Exact reproduction of the data is required, with images excluded.

- [Dataset excerpt]:
-------------------------

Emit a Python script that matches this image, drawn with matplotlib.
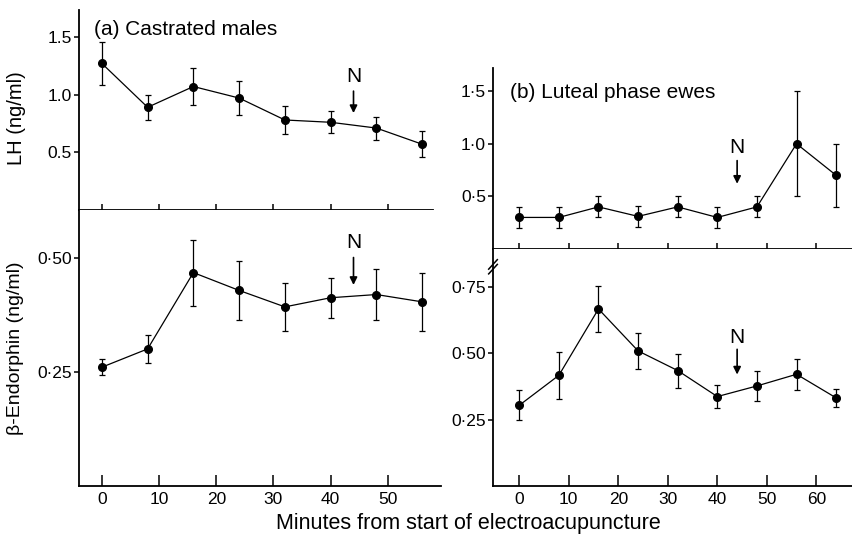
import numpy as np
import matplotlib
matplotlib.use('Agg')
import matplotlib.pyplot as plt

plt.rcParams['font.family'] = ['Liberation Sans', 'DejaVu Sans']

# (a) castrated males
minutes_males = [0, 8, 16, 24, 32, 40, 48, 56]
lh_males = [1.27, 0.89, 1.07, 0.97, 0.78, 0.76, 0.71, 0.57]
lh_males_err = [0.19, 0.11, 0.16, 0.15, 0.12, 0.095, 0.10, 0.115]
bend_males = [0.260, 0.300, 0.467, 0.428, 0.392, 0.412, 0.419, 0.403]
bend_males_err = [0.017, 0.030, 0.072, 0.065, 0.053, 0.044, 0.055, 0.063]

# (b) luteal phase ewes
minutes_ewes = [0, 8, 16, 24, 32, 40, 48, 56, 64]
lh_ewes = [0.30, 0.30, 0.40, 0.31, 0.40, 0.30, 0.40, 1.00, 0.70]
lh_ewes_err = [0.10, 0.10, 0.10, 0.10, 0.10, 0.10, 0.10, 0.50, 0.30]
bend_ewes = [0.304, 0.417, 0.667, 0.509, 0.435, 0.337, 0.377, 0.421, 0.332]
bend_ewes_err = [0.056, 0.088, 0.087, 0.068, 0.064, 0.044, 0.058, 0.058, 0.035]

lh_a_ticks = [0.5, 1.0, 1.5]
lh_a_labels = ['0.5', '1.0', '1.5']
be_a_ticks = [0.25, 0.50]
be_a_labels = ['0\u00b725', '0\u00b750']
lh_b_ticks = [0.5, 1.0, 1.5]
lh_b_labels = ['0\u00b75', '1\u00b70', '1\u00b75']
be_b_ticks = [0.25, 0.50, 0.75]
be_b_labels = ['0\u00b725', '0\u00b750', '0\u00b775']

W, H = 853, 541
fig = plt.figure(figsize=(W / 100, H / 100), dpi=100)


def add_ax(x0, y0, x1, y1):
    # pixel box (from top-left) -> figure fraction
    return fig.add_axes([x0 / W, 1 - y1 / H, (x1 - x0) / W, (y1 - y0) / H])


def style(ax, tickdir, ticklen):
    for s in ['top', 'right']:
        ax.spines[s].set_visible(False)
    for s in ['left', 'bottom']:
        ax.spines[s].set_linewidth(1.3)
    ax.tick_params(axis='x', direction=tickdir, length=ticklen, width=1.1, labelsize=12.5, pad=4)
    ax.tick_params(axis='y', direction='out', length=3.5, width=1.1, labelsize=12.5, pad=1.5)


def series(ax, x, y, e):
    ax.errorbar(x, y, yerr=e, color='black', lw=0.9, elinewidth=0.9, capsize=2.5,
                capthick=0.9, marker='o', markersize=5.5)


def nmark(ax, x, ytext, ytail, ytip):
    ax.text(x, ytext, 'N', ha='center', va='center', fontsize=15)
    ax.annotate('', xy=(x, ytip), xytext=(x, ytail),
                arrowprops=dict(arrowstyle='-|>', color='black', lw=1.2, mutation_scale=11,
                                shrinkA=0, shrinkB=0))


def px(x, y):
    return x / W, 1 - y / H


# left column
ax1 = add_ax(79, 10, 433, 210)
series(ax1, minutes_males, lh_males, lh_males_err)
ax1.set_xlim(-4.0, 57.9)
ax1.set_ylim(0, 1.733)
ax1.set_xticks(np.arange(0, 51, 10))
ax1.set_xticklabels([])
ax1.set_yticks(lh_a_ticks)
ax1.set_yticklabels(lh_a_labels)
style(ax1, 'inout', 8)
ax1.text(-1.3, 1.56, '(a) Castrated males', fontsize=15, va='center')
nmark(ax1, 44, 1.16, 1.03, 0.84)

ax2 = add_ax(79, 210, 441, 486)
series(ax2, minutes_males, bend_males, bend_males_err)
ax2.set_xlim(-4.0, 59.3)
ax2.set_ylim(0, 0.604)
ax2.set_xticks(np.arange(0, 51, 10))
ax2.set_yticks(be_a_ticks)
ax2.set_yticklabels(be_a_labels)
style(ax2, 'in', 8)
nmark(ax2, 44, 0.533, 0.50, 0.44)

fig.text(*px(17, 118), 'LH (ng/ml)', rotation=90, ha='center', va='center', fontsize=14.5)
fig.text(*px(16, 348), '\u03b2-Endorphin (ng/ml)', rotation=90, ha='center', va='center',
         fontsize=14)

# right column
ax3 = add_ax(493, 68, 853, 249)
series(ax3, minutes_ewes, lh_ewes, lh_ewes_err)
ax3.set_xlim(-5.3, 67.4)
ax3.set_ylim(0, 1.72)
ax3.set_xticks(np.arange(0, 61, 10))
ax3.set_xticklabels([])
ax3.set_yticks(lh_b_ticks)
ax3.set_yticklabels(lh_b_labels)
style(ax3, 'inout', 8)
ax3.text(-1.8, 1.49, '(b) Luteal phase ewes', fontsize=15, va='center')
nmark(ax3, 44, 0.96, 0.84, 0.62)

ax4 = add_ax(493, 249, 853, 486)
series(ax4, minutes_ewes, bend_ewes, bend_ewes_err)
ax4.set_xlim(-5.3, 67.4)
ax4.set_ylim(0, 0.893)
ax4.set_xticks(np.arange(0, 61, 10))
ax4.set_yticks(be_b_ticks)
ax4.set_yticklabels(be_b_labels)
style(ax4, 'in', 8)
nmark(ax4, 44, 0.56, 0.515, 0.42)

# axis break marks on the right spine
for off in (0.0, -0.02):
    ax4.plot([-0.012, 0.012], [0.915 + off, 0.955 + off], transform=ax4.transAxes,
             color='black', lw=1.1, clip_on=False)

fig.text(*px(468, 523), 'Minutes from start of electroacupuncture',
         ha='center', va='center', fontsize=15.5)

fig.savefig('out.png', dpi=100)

-------------------------

- [Completed task]:
Emit a Python script that matches this image, drawn with matplotlib.
import numpy as np
import matplotlib
matplotlib.use('Agg')
import matplotlib.pyplot as plt

plt.rcParams['font.family'] = ['Liberation Sans', 'DejaVu Sans']

# (a) castrated males
minutes_males = [0, 8, 16, 24, 32, 40, 48, 56]
lh_males = [1.27, 0.89, 1.07, 0.97, 0.78, 0.76, 0.71, 0.57]
lh_males_err = [0.19, 0.11, 0.16, 0.15, 0.12, 0.095, 0.10, 0.115]
bend_males = [0.260, 0.300, 0.467, 0.428, 0.392, 0.412, 0.419, 0.403]
bend_males_err = [0.017, 0.030, 0.072, 0.065, 0.053, 0.044, 0.055, 0.063]

# (b) luteal phase ewes
minutes_ewes = [0, 8, 16, 24, 32, 40, 48, 56, 64]
lh_ewes = [0.30, 0.30, 0.40, 0.31, 0.40, 0.30, 0.40, 1.00, 0.70]
lh_ewes_err = [0.10, 0.10, 0.10, 0.10, 0.10, 0.10, 0.10, 0.50, 0.30]
bend_ewes = [0.304, 0.417, 0.667, 0.509, 0.435, 0.337, 0.377, 0.421, 0.332]
bend_ewes_err = [0.056, 0.088, 0.087, 0.068, 0.064, 0.044, 0.058, 0.058, 0.035]

lh_a_ticks = [0.5, 1.0, 1.5]
lh_a_labels = ['0.5', '1.0', '1.5']
be_a_ticks = [0.25, 0.50]
be_a_labels = ['0\u00b725', '0\u00b750']
lh_b_ticks = [0.5, 1.0, 1.5]
lh_b_labels = ['0\u00b75', '1\u00b70', '1\u00b75']
be_b_ticks = [0.25, 0.50, 0.75]
be_b_labels = ['0\u00b725', '0\u00b750', '0\u00b775']

W, H = 853, 541
fig = plt.figure(figsize=(W / 100, H / 100), dpi=100)


def add_ax(x0, y0, x1, y1):
    # pixel box (from top-left) -> figure fraction
    return fig.add_axes([x0 / W, 1 - y1 / H, (x1 - x0) / W, (y1 - y0) / H])


def style(ax, tickdir, ticklen):
    for s in ['top', 'right']:
        ax.spines[s].set_visible(False)
    for s in ['left', 'bottom']:
        ax.spines[s].set_linewidth(1.3)
    ax.tick_params(axis='x', direction=tickdir, length=ticklen, width=1.1, labelsize=12.5, pad=4)
    ax.tick_params(axis='y', direction='out', length=3.5, width=1.1, labelsize=12.5, pad=1.5)


def series(ax, x, y, e):
    ax.errorbar(x, y, yerr=e, color='black', lw=0.9, elinewidth=0.9, capsize=2.5,
                capthick=0.9, marker='o', markersize=5.5)


def nmark(ax, x, ytext, ytail, ytip):
    ax.text(x, ytext, 'N', ha='center', va='center', fontsize=15)
    ax.annotate('', xy=(x, ytip), xytext=(x, ytail),
                arrowprops=dict(arrowstyle='-|>', color='black', lw=1.2, mutation_scale=11,
                                shrinkA=0, shrinkB=0))


def px(x, y):
    return x / W, 1 - y / H


# left column
ax1 = add_ax(79, 10, 433, 210)
series(ax1, minutes_males, lh_males, lh_males_err)
ax1.set_xlim(-4.0, 57.9)
ax1.set_ylim(0, 1.733)
ax1.set_xticks(np.arange(0, 51, 10))
ax1.set_xticklabels([])
ax1.set_yticks(lh_a_ticks)
ax1.set_yticklabels(lh_a_labels)
style(ax1, 'inout', 8)
ax1.text(-1.3, 1.56, '(a) Castrated males', fontsize=15, va='center')
nmark(ax1, 44, 1.16, 1.03, 0.84)

ax2 = add_ax(79, 210, 441, 486)
series(ax2, minutes_males, bend_males, bend_males_err)
ax2.set_xlim(-4.0, 59.3)
ax2.set_ylim(0, 0.604)
ax2.set_xticks(np.arange(0, 51, 10))
ax2.set_yticks(be_a_ticks)
ax2.set_yticklabels(be_a_labels)
style(ax2, 'in', 8)
nmark(ax2, 44, 0.533, 0.50, 0.44)

fig.text(*px(17, 118), 'LH (ng/ml)', rotation=90, ha='center', va='center', fontsize=14.5)
fig.text(*px(16, 348), '\u03b2-Endorphin (ng/ml)', rotation=90, ha='center', va='center',
         fontsize=14)

# right column
ax3 = add_ax(493, 68, 853, 249)
series(ax3, minutes_ewes, lh_ewes, lh_ewes_err)
ax3.set_xlim(-5.3, 67.4)
ax3.set_ylim(0, 1.72)
ax3.set_xticks(np.arange(0, 61, 10))
ax3.set_xticklabels([])
ax3.set_yticks(lh_b_ticks)
ax3.set_yticklabels(lh_b_labels)
style(ax3, 'inout', 8)
ax3.text(-1.8, 1.49, '(b) Luteal phase ewes', fontsize=15, va='center')
nmark(ax3, 44, 0.96, 0.84, 0.62)

ax4 = add_ax(493, 249, 853, 486)
series(ax4, minutes_ewes, bend_ewes, bend_ewes_err)
ax4.set_xlim(-5.3, 67.4)
ax4.set_ylim(0, 0.893)
ax4.set_xticks(np.arange(0, 61, 10))
ax4.set_yticks(be_b_ticks)
ax4.set_yticklabels(be_b_labels)
style(ax4, 'in', 8)
nmark(ax4, 44, 0.56, 0.515, 0.42)

# axis break marks on the right spine
for off in (0.0, -0.02):
    ax4.plot([-0.012, 0.012], [0.915 + off, 0.955 + off], transform=ax4.transAxes,
             color='black', lw=1.1, clip_on=False)

fig.text(*px(468, 523), 'Minutes from start of electroacupuncture',
         ha='center', va='center', fontsize=15.5)

fig.savefig('out.png', dpi=100)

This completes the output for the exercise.